On the front of the box, the top two characters are: 回甘=hui2 gan1= "dry", likely meaning repeated tanin/dry flavor and has to do with the taste/aftertaste/finish of tea. Basically it implies the tea will give continued dry, "gam gam", tannin, tea throat, essence, aftertaste. You'll see that term used across the forum here to refer to tea, specifically oolong/tie guanyin teas.
The middle of the front of the box, above the picture says, "觀音王“＝guan1 yin1 wang2＝ This could be the name of the tea but the "guanyin" part is what you recognize in “鐵觀音”＝tie guanyin, like the tea name/method/type of tea. The three characters could be saying, since 王＝"king", that it's the king of tie guanyin teas or it could be just the name of the tea.
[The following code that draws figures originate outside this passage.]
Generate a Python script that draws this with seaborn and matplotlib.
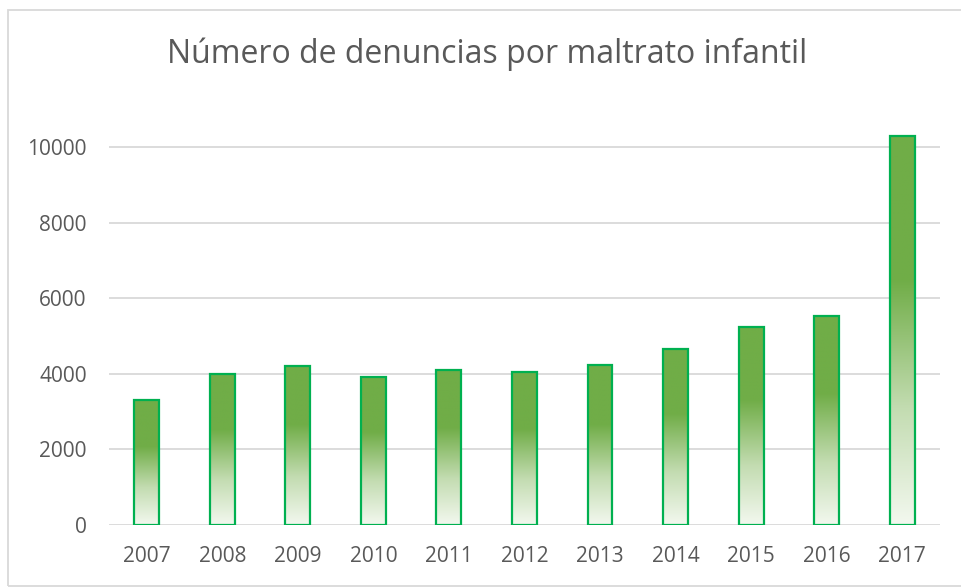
import numpy as np
import pandas as pd
import matplotlib
matplotlib.use("Agg")
import matplotlib.pyplot as plt
import seaborn as sns
from matplotlib.colors import LinearSegmentedColormap
from matplotlib.patches import Rectangle

# datos
anios = ['2007', '2008', '2009', '2010', '2011', '2012', '2013', '2014', '2015', '2016', '2017']
denuncias = [3300, 3995, 4210, 3915, 4100, 4040, 4230, 4665, 5245, 5520, 10280]

df = pd.DataFrame({'anio': anios, 'denuncias': denuncias})

sns.set_style("white")
plt.rcParams['font.family'] = ['Open Sans', 'DejaVu Sans']

gris = '#595959'
fig = plt.figure(figsize=(9.61, 5.88), dpi=100)
ax = fig.add_axes([0.1134, 0.1071, 0.8647, 0.675])

sns.barplot(data=df, x='anio', y='denuncias', width=0.33, ax=ax,
            facecolor='none', edgecolor='#00B050', linewidth=1.6, zorder=3)

ax.set_xlim(-0.5, 10.5)
ax.set_ylim(0, 10500)
ax.set_yticks(range(0, 10001, 2000))

# relleno degradado dentro de cada barra
cmap = LinearSegmentedColormap.from_list(
    'verde', [(0, '#F3F8EF'), (0.3, '#C3DCB1'), (0.63, '#70AD47'), (1, '#70AD47')])
grad = np.linspace(0, 1, 256).reshape(-1, 1)
for p in ax.patches:
    x0, y0 = p.get_x(), p.get_y()
    w, h = p.get_width(), p.get_height()
    im = ax.imshow(grad, cmap=cmap, origin='lower', aspect='auto',
                   extent=[x0, x0 + w, y0, y0 + h], zorder=2)
    im.set_clip_path(p)

ax.grid(axis='y', color='#D9D9D9', linewidth=1.3, zorder=0)
ax.grid(axis='x', visible=False)
for s in ax.spines.values():
    s.set_visible(False)

ax.tick_params(axis='both', length=0, labelsize=15, labelcolor=gris)
ax.tick_params(axis='x', pad=15)
ax.tick_params(axis='y', pad=16)
ax.set_xlabel('')
ax.set_ylabel('')

fig.text(0.507, 0.908, 'Número de denuncias por maltrato infantil',
         ha='center', va='center', fontsize=23, color=gris)

# marco exterior del grafico
fig.patches.append(Rectangle((8 / 961, 2 / 588), 1.0, 1 - 12 / 588,
                             transform=fig.transFigure, fill=False,
                             edgecolor='#D9D9D9', linewidth=1.3))

fig.savefig('out.png', dpi=100)
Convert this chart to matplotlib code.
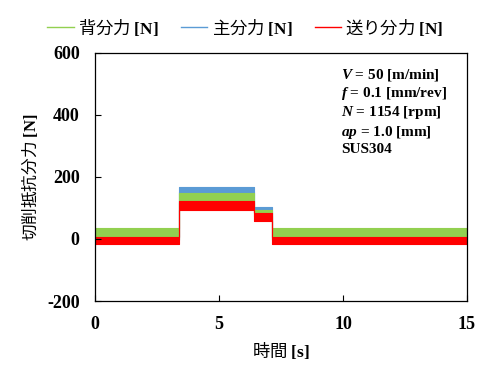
import numpy as np
import matplotlib
matplotlib.use("Agg")
import matplotlib.pyplot as plt
from matplotlib.lines import Line2D

plt.rcParams["font.family"] = ["Liberation Serif", "Noto Sans CJK JP", "DejaVu Sans"]
plt.rcParams["axes.unicode_minus"] = False
plt.rcParams["mathtext.fontset"] = "custom"
plt.rcParams["mathtext.bf"] = "Liberation Serif:bold"
plt.rcParams["mathtext.it"] = "Liberation Serif:italic:bold"
plt.rcParams["mathtext.rm"] = "Liberation Serif:bold"

# segment boundaries [s]: idle, cutting, partial cut, idle
seg_t = [0.0, 3.4, 6.4, 7.15, 15.0]

# noise band (low / high) per segment [N]
blue_low = [-2, 150, 87, -2]
blue_high = [8, 168, 103, 8]
green_low = [0, 115, 75, 0]
green_high = [35, 148, 95, 35]
red_low = [-15, 93, 58, -15]
red_high = [8, 122, 84, 8]

labels = ["背分力", "主分力", "送り分力"]
colors = ["#92D050", "#5B9BD5", "#FF0000"]

conditions = [
    r"$V$ = 50 [m/min]",
    r"$f$ = 0.1 [mm/rev]",
    r"$N$ = 1154 [rpm]",
    r"$ap$ = 1.0 [mm]",
    "SUS304",
]

jp = "Noto Sans CJK JP"

fig = plt.figure(figsize=(4.91, 3.78), dpi=100)
ax = fig.add_axes([0.1935, 0.2037, 0.7575, 0.6563])


def band(low, high, color):
    t = np.array(seg_t)
    lo = np.array(low + [low[-1]])
    hi = np.array(high + [high[-1]])
    ax.fill_between(t, lo, hi, step="post", color=color, lw=0.8, edgecolor=color)


band(blue_low, blue_high, colors[1])
band(green_low, green_high, colors[0])
band(red_low, red_high, colors[2])

ax.set_xlim(0, 15)
ax.set_ylim(-200, 600)
ax.set_xticks([0, 5, 10, 15])
ax.set_yticks([-200, 0, 200, 400, 600])
ax.tick_params(direction="in", length=4, width=0.8, labelsize=13, pad=11)
for lab in ax.get_xticklabels() + ax.get_yticklabels():
    lab.set_fontweight("bold")
    lab.set_family("Liberation Serif")
for s in ax.spines.values():
    s.set_linewidth(0.9)

ax.set_xlabel(r"時間 $\mathbf{[s]}$", fontsize=12.5, family=jp, labelpad=5)
ax.set_ylabel(r"切削抵抗分力 $\mathbf{[N]}$", fontsize=12, family=jp, labelpad=5)

ax.text(0.662, 0.945, "\n".join(conditions), transform=ax.transAxes,
        va="top", ha="left", fontsize=11, fontweight="bold",
        family="Liberation Serif", linespacing=1.2)

handles = [Line2D([], [], color=c, lw=1) for c in colors]
fig.legend(handles, [l + r" $\mathbf{[N]}$" for l in labels],
           loc="center", bbox_to_anchor=(0.5, 1 - 27 / 378), ncol=3,
           frameon=False, prop={"family": jp, "size": 12.5},
           handlelength=1.5, handletextpad=0.25, columnspacing=1.3)

fig.savefig("out.png", dpi=100)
The back of the box is written in ”草寫“ （cao2 xie3）a form of 書法 (shu1 fa3) calligraphy. This style is purposely loose and whimsical and meant more to convey the spirit/essence of the meaning and of the calligrapher and the characters written than it is to be easily readable. It conveys its meaning through the fluid movement and loose use of the written forms. Thus, not being a native Mandarin speaker, it is very hard for me to read. I can make out characters but can't piece enough of them together to give you the full meaning. My wife, whom is Taiwanese, took a crack and it is even hard for her to read.
The writing seems to be poetic and moves from right to left, going down. She can make out an implication of snow and cold; the character for "Dao" （道) is in there, etc....
The bottom of the back of the box reads: "新明制罐“＝xin1 ming2 zhi4 guan4＝packaged by "Zhi Guan"
Sorry I can't be more help.
I can't see clearly from the picture you posted of the brewed leaf but the leaves definitely have the rough outer profile of tie guan yin tea.